Cette Règle, intégrée dans la loi Dodd-Frank et
qui serait l’une de ses plus audacieuses dispositions, interdit apparemment
le négoce contre l’intérêt de leurs clients – la spéculation d’une banque
pour son propre compte – de la part de banques commerciales dont les dépôts
des clients sont garantis par le gouvernement fédéral. L’idée est d’empêcher
les banques qui sont assurées par le gouvernement de spéculer avec l’argent
des déposants.
Mais, la Règle telle qu’elle a été rédigée par les
régulateurs fédéraux – sous pression de la Réserve fédérale et du secrétaire
au Trésor, Timothy Geithner, ainsi que des banques – permettrait en fait le
genre de pari spéculatif fait par JPMorgan sous forme d’une couverture
(« hedge ») pour compenser le risque encouru par l’ensemble du portefeuille
d’investissement de la banque.
La Règle Volcker dont la forme exacte n’a pas
encore été annoncée, ne fera rien pour stopper la spéculation des banques
soutenues par le gouvernement, utilisant l’argent des petits dépositaires.
Le scandale de JPMorgan a aussi mis en relief
l’échec du gouvernement à poursuivre les responsables de l’effondrement
financier de 2008. En dépit de preuves écrasantes des méfaits et de la
criminalité découvertes au cours de deux enquêtes fédérales l’année
dernière, les responsables ont été mis à l’abri de toute poursuite.

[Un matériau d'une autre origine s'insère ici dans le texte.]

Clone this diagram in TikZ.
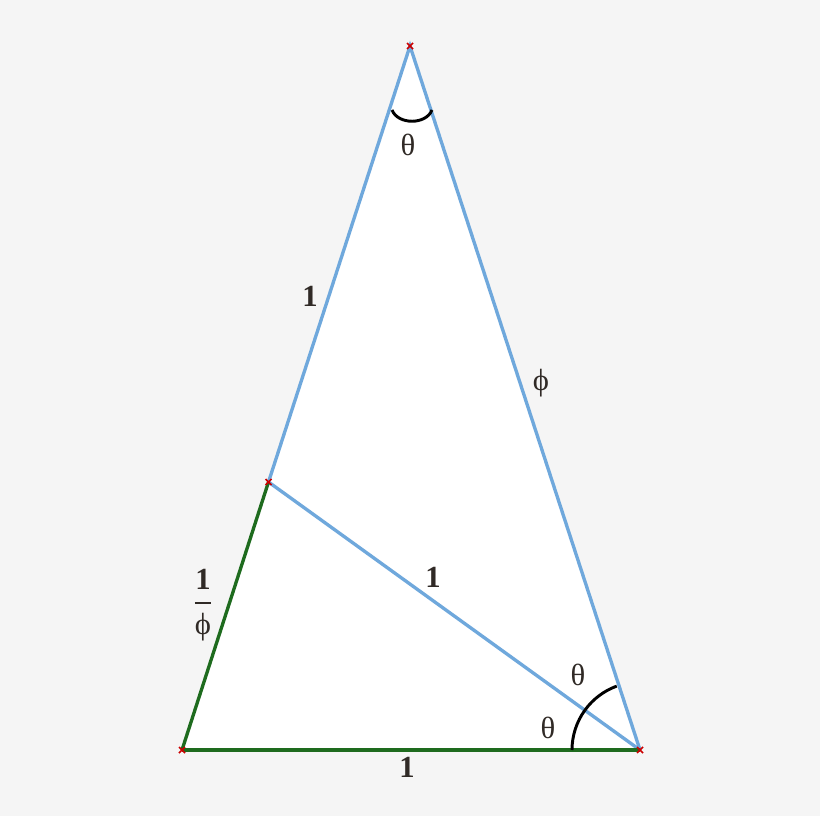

Lorsque le sénateur de l’Iowa, Charles Grassley, a
soumis en début d’année une lettre au Département de la Justice pour
demander combien de responsables des banques avaient été poursuivis suite à
la crise financière, le Département de la Justice a répondu qu’il ne le
savait pas parce qu’il ne tenait pas de liste.
Selon une étude réalisée par l’université de
Syracuse, toutefois, les poursuites fédérales pour fraudes financières ont
chuté sous le gouvernement Obama à leur niveau le plus bas en 20 ans et ont
diminué de 39 pour cent depuis 2003. Sous Obama, le nombre de procès pour
fraudes financières a chuté d’un tiers par rapport à l’époque du
gouvernement Clinton.
Ces faits montrent la dictature de facto exercée
par l’aristocratie financière sur l’ensemble du système politique et des
deux principaux partis. Le gouvernement Obama en particulier est
l’instrument des plus puissantes institutions financières. Il concentre ses
efforts sur la protection et l’accroissement de la fortune de l’élite
privilégiée tout en utilisant la crise pour constamment réduire
drastiquement les salaires et le niveau de vie de la classe ouvrière.
Durant une grande partie du mandat d’Obama, Jamie
Dimon était connu pour être le « banquier préféré » de la Maison Blanche.
Selon les carnets de la Maison Blanche, Dimon s’est rendu au moins 18 fois à
la Maison Blanche, souvent pour s’entretenir avec son ancien adjoint chez
JPMorgan, William Daley, qui avait été nommé par Obama secrétaire général de
la Maison Blanche après la déroute des Démocrates aux élections de 2010.
Les relations incestueuses et corrompues entre
Wall Street, le gouvernement Obama et l’ensemble du système politique
souligne la nécessité pour la classe ouvrière de construire son propre
mouvement de masse socialiste afin de défendre ses intérêts contre l’élite
dirigeante.
Les banquiers responsables de la crise financière,
y compris Dimon et ses co-conspirateurs, doivent être passibles de
poursuites criminelles pour leur manquement à la loi et être tenus pour
responsables de la souffrance sociale provoquée par leurs actions. Les
milliers de milliards mal acquis et accumulés par les banques doivent être
expropriés, avec une pleine protection pour les petits dépositaires et les
petites entreprises, dans le but de fournir des emplois et des logements
décents, des soins de santé et une éducation à tous.
Il n’y a aucun moyen de maîtriser les banques et
leurs activités socialement destructrices dans le cadre du système
capitaliste. La seule voie pour stopper la fraude et le parasitisme qui se
poursuivent tous les jours à Wall Street est de nationaliser les banques et
de les gérer comme des services publics démocratiquement contrôlés.